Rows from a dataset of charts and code
================================
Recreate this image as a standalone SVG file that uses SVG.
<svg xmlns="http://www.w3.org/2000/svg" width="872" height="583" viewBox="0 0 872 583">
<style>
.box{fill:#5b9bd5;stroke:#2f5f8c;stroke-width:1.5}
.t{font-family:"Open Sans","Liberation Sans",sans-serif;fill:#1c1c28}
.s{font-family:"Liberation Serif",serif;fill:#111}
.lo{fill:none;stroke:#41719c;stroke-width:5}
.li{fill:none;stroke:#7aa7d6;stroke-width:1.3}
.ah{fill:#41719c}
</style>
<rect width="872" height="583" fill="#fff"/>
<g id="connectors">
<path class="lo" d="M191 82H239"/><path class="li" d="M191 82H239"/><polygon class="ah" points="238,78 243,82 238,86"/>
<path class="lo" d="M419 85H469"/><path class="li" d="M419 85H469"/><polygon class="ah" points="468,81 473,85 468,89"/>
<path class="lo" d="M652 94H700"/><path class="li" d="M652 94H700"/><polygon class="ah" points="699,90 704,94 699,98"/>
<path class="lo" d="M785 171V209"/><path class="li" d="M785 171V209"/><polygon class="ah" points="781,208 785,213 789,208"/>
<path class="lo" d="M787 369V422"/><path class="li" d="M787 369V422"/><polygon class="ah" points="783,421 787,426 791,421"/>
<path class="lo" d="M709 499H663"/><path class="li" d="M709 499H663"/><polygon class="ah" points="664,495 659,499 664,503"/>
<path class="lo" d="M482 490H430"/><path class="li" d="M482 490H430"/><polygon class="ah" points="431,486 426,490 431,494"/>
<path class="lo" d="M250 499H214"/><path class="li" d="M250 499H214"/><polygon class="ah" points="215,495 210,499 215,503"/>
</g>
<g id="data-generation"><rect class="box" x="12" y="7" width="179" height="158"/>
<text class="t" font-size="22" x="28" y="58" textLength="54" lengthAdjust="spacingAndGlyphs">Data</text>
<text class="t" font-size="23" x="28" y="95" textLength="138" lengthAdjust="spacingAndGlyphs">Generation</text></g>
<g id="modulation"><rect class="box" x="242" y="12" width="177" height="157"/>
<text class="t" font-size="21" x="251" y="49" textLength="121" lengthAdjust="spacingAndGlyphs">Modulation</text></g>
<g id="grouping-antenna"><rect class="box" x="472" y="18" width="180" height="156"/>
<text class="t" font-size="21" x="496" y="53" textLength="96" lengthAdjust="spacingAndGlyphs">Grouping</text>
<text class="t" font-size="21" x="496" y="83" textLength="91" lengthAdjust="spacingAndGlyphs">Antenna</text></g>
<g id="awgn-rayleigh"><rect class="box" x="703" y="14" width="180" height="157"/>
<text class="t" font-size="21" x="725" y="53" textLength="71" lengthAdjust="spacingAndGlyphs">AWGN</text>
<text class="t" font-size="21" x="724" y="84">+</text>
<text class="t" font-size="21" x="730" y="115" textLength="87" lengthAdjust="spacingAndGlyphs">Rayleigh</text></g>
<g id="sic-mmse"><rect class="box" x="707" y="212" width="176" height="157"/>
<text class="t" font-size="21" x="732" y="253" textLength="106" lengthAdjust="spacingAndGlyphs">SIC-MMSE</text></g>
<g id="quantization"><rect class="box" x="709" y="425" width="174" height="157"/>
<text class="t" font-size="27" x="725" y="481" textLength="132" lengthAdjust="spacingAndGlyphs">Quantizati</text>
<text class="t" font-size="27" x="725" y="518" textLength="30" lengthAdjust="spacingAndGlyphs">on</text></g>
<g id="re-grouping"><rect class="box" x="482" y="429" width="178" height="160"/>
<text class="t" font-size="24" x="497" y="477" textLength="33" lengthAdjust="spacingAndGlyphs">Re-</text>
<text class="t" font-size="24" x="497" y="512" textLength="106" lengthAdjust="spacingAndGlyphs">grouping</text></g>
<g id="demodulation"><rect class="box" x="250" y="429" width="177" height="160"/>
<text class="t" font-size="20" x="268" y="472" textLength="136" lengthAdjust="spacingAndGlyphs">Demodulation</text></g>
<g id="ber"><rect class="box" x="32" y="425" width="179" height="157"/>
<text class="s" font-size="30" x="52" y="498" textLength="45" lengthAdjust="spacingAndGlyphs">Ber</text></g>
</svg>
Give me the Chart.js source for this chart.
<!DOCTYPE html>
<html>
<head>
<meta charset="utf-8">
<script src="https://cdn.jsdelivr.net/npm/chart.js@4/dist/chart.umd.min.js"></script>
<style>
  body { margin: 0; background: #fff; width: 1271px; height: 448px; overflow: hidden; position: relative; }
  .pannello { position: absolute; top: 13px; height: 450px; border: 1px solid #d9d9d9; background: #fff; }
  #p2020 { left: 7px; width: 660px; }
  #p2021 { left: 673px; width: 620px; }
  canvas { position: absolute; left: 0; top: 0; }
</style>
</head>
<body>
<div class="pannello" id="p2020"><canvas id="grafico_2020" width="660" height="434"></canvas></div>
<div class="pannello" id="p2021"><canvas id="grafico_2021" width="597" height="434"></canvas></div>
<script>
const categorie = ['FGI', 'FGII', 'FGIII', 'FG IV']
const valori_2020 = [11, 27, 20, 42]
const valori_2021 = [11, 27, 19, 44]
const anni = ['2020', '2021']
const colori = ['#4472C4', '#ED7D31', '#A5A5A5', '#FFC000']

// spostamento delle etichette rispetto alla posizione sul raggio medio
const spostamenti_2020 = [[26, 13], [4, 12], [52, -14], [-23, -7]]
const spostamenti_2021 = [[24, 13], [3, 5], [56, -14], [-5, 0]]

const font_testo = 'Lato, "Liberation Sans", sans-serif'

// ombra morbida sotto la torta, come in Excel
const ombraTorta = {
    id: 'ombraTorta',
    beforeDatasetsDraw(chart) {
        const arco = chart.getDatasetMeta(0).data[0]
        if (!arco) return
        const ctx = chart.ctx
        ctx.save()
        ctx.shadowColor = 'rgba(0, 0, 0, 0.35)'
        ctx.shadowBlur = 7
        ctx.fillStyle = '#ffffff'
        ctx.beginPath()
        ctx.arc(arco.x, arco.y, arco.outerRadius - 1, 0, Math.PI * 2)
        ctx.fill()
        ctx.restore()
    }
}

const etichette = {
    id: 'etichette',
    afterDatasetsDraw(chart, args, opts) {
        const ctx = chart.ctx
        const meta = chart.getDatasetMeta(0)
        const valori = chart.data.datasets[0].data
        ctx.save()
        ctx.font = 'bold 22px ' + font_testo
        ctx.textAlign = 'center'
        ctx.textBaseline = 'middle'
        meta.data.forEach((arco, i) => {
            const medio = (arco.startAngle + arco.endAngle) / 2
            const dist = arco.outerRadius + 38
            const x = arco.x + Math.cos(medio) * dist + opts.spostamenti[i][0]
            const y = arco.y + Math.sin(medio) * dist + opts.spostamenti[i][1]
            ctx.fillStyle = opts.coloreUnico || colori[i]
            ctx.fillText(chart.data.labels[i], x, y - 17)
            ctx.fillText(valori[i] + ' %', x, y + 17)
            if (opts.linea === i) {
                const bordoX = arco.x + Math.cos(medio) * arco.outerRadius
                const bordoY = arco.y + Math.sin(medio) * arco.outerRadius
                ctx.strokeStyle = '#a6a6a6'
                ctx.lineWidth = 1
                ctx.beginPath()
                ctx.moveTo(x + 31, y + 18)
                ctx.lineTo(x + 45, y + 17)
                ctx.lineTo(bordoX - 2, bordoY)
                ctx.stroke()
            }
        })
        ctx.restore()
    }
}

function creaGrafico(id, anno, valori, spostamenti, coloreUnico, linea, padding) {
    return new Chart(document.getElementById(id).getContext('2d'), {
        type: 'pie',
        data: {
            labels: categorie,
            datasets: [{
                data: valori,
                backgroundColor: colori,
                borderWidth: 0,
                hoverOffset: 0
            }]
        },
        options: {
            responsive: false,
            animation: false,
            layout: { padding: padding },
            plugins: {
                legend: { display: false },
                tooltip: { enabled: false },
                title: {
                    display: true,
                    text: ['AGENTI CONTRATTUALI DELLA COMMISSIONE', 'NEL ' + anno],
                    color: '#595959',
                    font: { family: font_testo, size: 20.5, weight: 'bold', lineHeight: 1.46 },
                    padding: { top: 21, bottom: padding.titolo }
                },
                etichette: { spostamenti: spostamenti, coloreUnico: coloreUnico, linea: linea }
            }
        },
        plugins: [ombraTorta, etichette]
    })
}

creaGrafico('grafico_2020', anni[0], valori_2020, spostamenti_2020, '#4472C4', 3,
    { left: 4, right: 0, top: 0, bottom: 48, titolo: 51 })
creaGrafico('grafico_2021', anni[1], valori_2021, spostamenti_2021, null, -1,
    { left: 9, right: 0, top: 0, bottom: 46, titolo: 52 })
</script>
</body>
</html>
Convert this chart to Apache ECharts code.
================================
PROBLEM STATEMENT: Return all lines of the material above in which the word "this" occurs.

TASK OUTPUT:
Recreate this image as a standalone SVG file that uses SVG.
Give me the Chart.js source for this chart.
Convert this chart to Apache ECharts code.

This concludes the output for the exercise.